Rentabilité, abonnés, contenus… Pourquoi tout se complique pour les géants du streaming
Des milliards de dollars dans des milliers de contenus, pour des abonnés par millions. La potion magique des géants du streaming ne fait plus autant recette qu’avant. Petit guide de survie dans le monde tumultueux de la SVOD.
«Nous sommes en concurrence avec le sommeil, à la marge. C’est donc une très large période de temps.» Cet aveu du fondateur de Netflix, Reed Hastings, formulé en 2017 lors d’un entretien sur les résultats financiers de l’entreprise californienne, en dit long sur le gigantesque marché de la vidéo à la demande par abonnement (SVOD). Lors de son irrésistible ascension, la plus grande plateforme payante de streaming révélait de la sorte qu’elle se souciait davantage de l’accaparement du temps de cerveau de ses abonnés que de concurrents tels qu’Amazon Prime Video, Disney+, HBO Max ou Apple TV+. Pendant plusieurs années, il est vrai que leurs marges de manœuvre respectives étaient conséquentes: entre 2017 et 2022, les recettes mondiales du secteur ont grimpé de 192% (voir le graphique ci-dessous), d’après les données compilées par la plateforme Statista. Mais le marché ne devrait plus connaître une telle croissance dans le futur immédiat.

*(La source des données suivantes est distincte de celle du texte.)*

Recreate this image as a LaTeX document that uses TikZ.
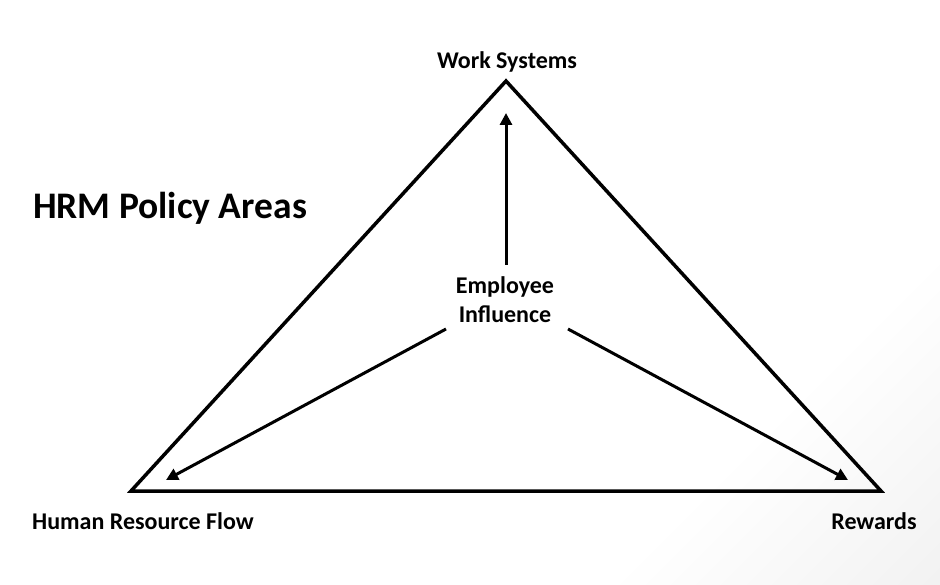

Après avoir augmenté de 6% en 2022, les investissements dans les contenus originaux ne progresseront que de 2% en 2023.
«Pendant plusieurs années, on a assisté à une phase d’hypercroissance, marquée par une vitesse de déploiement international plus ou moins rapide, analyse Pascal Lechevallier, consultant français en nouveaux médias et spécialiste de la vidéo à la demande par abonnement. Les plateformes recrutaient des abonnés les yeux fermés, faisaient le relevé des compteurs à la fin de la semaine et ne regardaient pas trop le reste. Entre autres parce que l’approche de Wall Street était uniquement volumétrique. A présent, elles entrent dans une phase de rationalisation.» Dans ce contexte inédit, les acteurs du streaming font plus que jamais face à quatre défis majeurs, révélant par la même occasion les risques d’un modèle où le sommeil des abonnés n’est plus tellement l’enjeu déterminant.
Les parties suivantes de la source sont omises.